I remember - like it was yesterday - the day I read about J-Lo and Marc Anthony's new twins.
The little bubs are wearing dinner jackets and pearls now, so this must have been a while ago, but I vividly remember J-Lo looking beautiful and impeccably groomed just days after the birth. She had two full time nurses who worked through the night giving the newborns their bottles. More nurses came through the day.
I also remember that the house looked more like a show home than an actual house where actual people and newborn babies live.
Of course I know the superstar couple has housekeepers, gardeners and all sorts of other staff on hand, but strangely, this spotless house had almost nothing baby-related except some very expensive looking baby cribs and antique porcelain tea sets.
By comparison, a new relative of mine who visited me the other week looked around my house and said - diplomatically, I thought - that I lived in a very "child-centred" house.
If by that he meant that there are toys strewn from one end of the house to the other, he'd be right.
I used to be so house proud but now I find myself barely able to make one room habitable at a time.
I usually start from the back of the house, cleaning as I go, but am diverted off my course by the time I reach the middle of the house. Next time I start from the front and work backwards.

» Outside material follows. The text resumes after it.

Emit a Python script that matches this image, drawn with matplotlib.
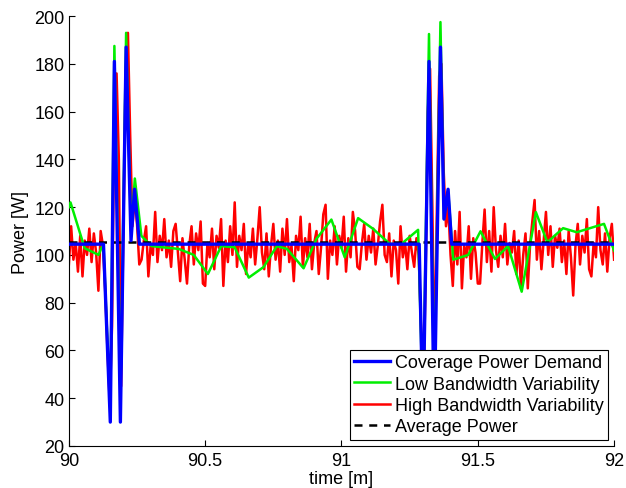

It seems to me there is never a time when more than two rooms of the house are looking decent. This would have driven the old me mad. But I have - sadly - become accustomed to stepping over toy trains, sliding on soft toys and piling CDs in a haphazard pile in the corner of the living room, knowing full well they'll be all over the floor again within seconds.
At one point I took pride in keeping the wooden floor in the kitchen spik and span. That was before two children threw three meals a day over it.
Now, it really should be cleaner for hygiene purposes, and yet it is constantly covered in a grimy film of food that I find almost impossible to remove.
Unfortunately for me, my kids seem to like the kinds of toys that have about 45 parts to them. No single trucks, big Raggedy Annes or plastic cars for them.
My son likes card puzzles - the kind that have 20 number cards and 20 picture cards and they need slotting together.
My daughter's favourite thing for a while was rummaging round in a 40-piece Barbie tea set from the toy library. (When it came to be returned my husband and I spent about two hours combing the house - swearing profusely - for the set's missing pink plastic fork. We knew then our transformation to sad-arses was complete!).
The other unfortunate side-effect of multi-part toys is that they are damned painful to step on when one isn't paying attention.
The other night my husband was preoccupied and, in mid-stream, stepped on Thomas the Tank Engine's green plastic railway tunnel and went flying halfway across the room.
I laughed so hard I stepped back onto Thomas the Tank Engine's plastic Wellsworth station house and narrowly avoided landing on my rump with the two bags of rubbish I was carrying landing on top of me.
While all this may sound amusing, it really isn't when it's the 40th time your little toe has caught the corner of the high chair or you've stepped on a very pointy plastic hexagon while stumbling for water in the middle of the night.
And it is not amusing when you realise that the very thing you once despised - a really horrible looking house - is what greets every visitor.
It may seem like a small thing, but for most women, living in a pigsty leads to the blues, especially when you are home all day staring at the mess, feeling helpless to do anything about it.
And yet, whether at home all day with kids or a working mum, it seems to me the housework is almost always the first thing to go by the wayside.
Clever mums hire a house cleaner and consider the $40 a week spent an investment in their sanity. Others, like myself, are convinced we'll get round to it ourselves one day.
Perhaps when our youngest starts primary school??!